Het Hof van Cassatie verduidelijk de verhouding tussen de bijkomende straf van het verval van het recht tot sturen en de verplichting om herstelexamens of -onderzoeken af te leggen krachtens artikel 38, §3, van de Wegverkeerswet.
Het Hof stelt dat het afhankelijk maken van het herstel van het recht tot sturen van het slagen in een of meer examens of onderzoeken geen straf is, maar een beveiligingsmaatregel. Die maatregel heeft een autonoom karakter en blijft bestaan, ook al is de bijkomende straf van het rijverbod intussen uitgevoerd of verjaard.
De beveiligingsmaatregel is bedoeld om de verkeersveiligheid te waarborgen en heeft een preventief, niet-punitief karakter. Dat ze tegelijk met het rijverbod wordt uitgesproken, verandert daar niets aan.

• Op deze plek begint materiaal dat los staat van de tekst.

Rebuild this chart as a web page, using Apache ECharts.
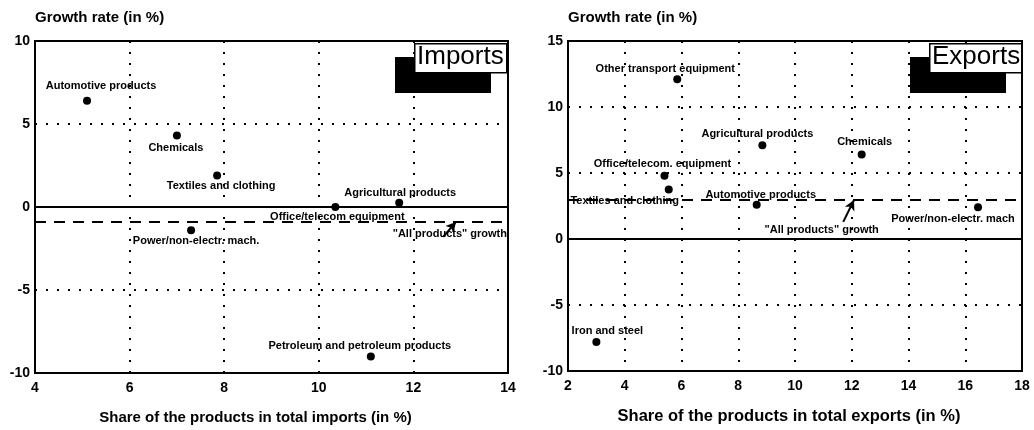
<!DOCTYPE html>
<html>
<head>
<meta charset="utf-8">
<script src="https://cdn.jsdelivr.net/npm/echarts@6/dist/echarts.min.js"></script>
<style>
html, body { margin: 0; padding: 0; background: #fff; }
#main { width: 1034px; height: 430px; }
</style>
</head>
<body>
<div id="main"></div>
<script>
var myChart = echarts.init(document.getElementById('main'));

// imports: share in total imports (%) and growth rate (%)
var importNames = ['Automotive products', 'Chemicals', 'Textiles and clothing', 'Office/telecom equipment',
    'Agricultural products', 'Power/non-electr. mach.', 'Petroleum and petroleum products'];
var importShare = [5.1, 7.0, 7.85, 10.35, 11.7, 7.3, 11.1];
var importGrowth = [6.4, 4.3, 1.9, 0.0, 0.25, -1.4, -9.0];

// exports
var exportNames = ['Other transport equipment', 'Agricultural products', 'Chemicals', 'Office/telecom. equipment',
    'Textiles and clothing', 'Automotive products', 'Power/non-electr. mach', 'Iron and steel'];
var exportShare = [5.85, 8.85, 12.35, 5.4, 5.55, 8.65, 16.45, 3.0];
var exportGrowth = [12.1, 7.1, 6.4, 4.8, 3.75, 2.6, 2.4, -7.8];

// "All products" growth (imports, exports)
var allProductsGrowth = [-0.9, 3.0];
var allProductsLabel = '"All products" growth';

// label offsets (px) round each point, keyed by name
var importLabelOffset = {
    'Automotive products': [14, -15],
    'Chemicals': [-1, 12],
    'Textiles and clothing': [4, 11],
    'Office/telecom equipment': [2, 10],
    'Agricultural products': [1, -10],
    'Power/non-electr. mach.': [5, 11],
    'Petroleum and petroleum products': [-11, -10]
};
var exportLabelOffset = {
    'Other transport equipment': [-12, -10],
    'Agricultural products': [-5, -11],
    'Chemicals': [3, -13],
    'Office/telecom. equipment': [-2, -12],
    'Textiles and clothing': [-44, 11],
    'Automotive products': [4, -10],
    'Power/non-electr. mach': [-25, 12],
    'Iron and steel': [11, -11]
};

var font = 'Liberation Sans, Arial, sans-serif';

function buildPoints(names, xs, ys, offsets) {
    var arr = [];
    for (var i = 0; i < names.length; i++) {
        arr.push({
            name: names[i],
            value: [xs[i], ys[i]],
            label: { offset: offsets[names[i]] }
        });
    }
    return arr;
}

function xAxisOf(idx, min, max, name, shift, size) {
    return {
        gridIndex: idx, type: 'value', min: min, max: max, interval: 2,
        name: name, nameLocation: 'middle', nameGap: 37,
        nameTextStyle: { color: '#000', fontFamily: font, fontWeight: 'bold', fontSize: size, padding: [0, shift, 0, 0] },
        axisLine: { show: false }, axisTick: { show: false },
        axisLabel: { color: '#000', fontFamily: font, fontWeight: 'bold', fontSize: 14, margin: 8 },
        splitLine: { show: true, lineStyle: { color: '#000', width: 2, type: [2, 9] } }
    };
}
function yAxisOf(idx, min, max) {
    return {
        gridIndex: idx, type: 'value', min: min, max: max, interval: 5,
        name: 'Growth rate (in %)', nameLocation: 'end', nameGap: 16,
        nameTextStyle: { color: '#000', fontFamily: font, fontWeight: 'bold', fontSize: 15, align: 'left' },
        axisLine: { show: false }, axisTick: { show: false },
        axisLabel: { color: '#000', fontFamily: font, fontWeight: 'bold', fontSize: 14, margin: 5 },
        splitLine: { show: true, lineStyle: { color: '#000', width: 2, type: [2, 9] } }
    };
}

var labelStyle = {
    show: true, position: 'inside', color: '#000', opacity: 1,
    fontFamily: font, fontWeight: 'bold', fontSize: 11, textBorderWidth: 0
};

function pointSeries(idx, data) {
    return {
        type: 'scatter', xAxisIndex: idx, yAxisIndex: idx,
        symbol: 'circle', symbolSize: 8,
        itemStyle: { color: '#000', opacity: 1 },
        label: echarts.util.extend({ formatter: '{b}' }, labelStyle),
        data: data,
        z: 5
    };
}

function lineSeries(idx, growth, arrowFrom, arrowTo, notePos) {
    return {
        type: 'scatter', xAxisIndex: idx, yAxisIndex: idx,
        symbolSize: 0,
        itemStyle: { opacity: 1 },
        label: echarts.util.extend({ formatter: allProductsLabel }, labelStyle),
        data: [{ name: 'note', value: notePos }],
        markLine: {
            silent: true, animation: false,
            symbol: ['none', 'none'],
            label: { show: false },
            data: [
                { yAxis: 0, lineStyle: { type: 'solid', width: 2, color: '#000' } },
                { yAxis: growth, lineStyle: { type: [11, 8], width: 2, color: '#000' } },
                [
                    { coord: arrowFrom, symbol: 'none', lineStyle: { type: 'solid', width: 2, color: '#000' } },
                    { coord: arrowTo, symbol: 'arrow', symbolSize: [8, 10] }
                ]
            ]
        }
    };
}

function boxGraphic(boxLeft, top, text) {
    return [
        { type: 'rect', left: boxLeft - 19, top: top + 14, shape: { width: 96, height: 36 }, style: { fill: '#000' }, z: 10 },
        { type: 'rect', left: boxLeft, top: top, shape: { width: 92, height: 29 }, style: { fill: '#fff', stroke: '#000', lineWidth: 1.5 }, z: 11 },
        { type: 'text', left: boxLeft + 3, top: top + 1, style: { text: text, font: '26px ' + font, fill: '#000' }, z: 12 }
    ];
}

var option = {
    backgroundColor: '#fff',
    animation: false,
    grid: [
        { left: 35, right: 526, top: 41, bottom: 57, show: true, borderColor: '#000', borderWidth: 2, backgroundColor: 'transparent' },
        { left: 568, right: 12, top: 41, bottom: 56, show: true, borderColor: '#000', borderWidth: 2, backgroundColor: 'transparent' }
    ],
    xAxis: [
        xAxisOf(0, 4, 14, 'Share of the products in total imports (in %)', 32, 15),
        xAxisOf(1, 2, 18, 'Share of the products in total exports (in %)', 12, 16.5)
    ],
    yAxis: [
        yAxisOf(0, -10, 10),
        yAxisOf(1, -10, 15)
    ],
    graphic: boxGraphic(414, 43, 'Imports').concat(boxGraphic(929, 43, 'Exports')),
    series: [
        lineSeries(0, allProductsGrowth[0], [12.63, -1.8], [12.9, -0.9], [12.77, -1.63]),
        pointSeries(0, buildPoints(importNames, importShare, importGrowth, importLabelOffset)),
        lineSeries(1, allProductsGrowth[1], [11.7, 1.3], [12.08, 2.95], [10.94, 0.7]),
        pointSeries(1, buildPoints(exportNames, exportShare, exportGrowth, exportLabelOffset))
    ]
};

myChart.setOption(option);
</script>
</body>
</html>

De bepalingen over de verjaring van de uitvoering van straffen zijn daarom niet van toepassing.
Wie dus opnieuw een voertuig bestuurt zonder eerst de opgelegde examens of onderzoeken met goed gevolg te hebben afgelegd, maakt zich nog steeds schuldig aan het misdrijf bedoeld in artikel 48, eerste lid, 2°, Wegverkeerswet, ook al is het oorspronkelijke rijverbod al lang uitgezeten of verjaard.
Kernpunt:
De verplichting om herstelexamens of -onderzoeken af te leggen na een rijverbod is een beveiligingsmaatregel die autonoom blijft voortbestaan, los van de straf en haar verjaring. Het recht tot sturen wordt pas herwonnen na het slagen in de voorgeschreven proeven, ongeacht of het rijverbod intussen is uitgevoerd of verjaard.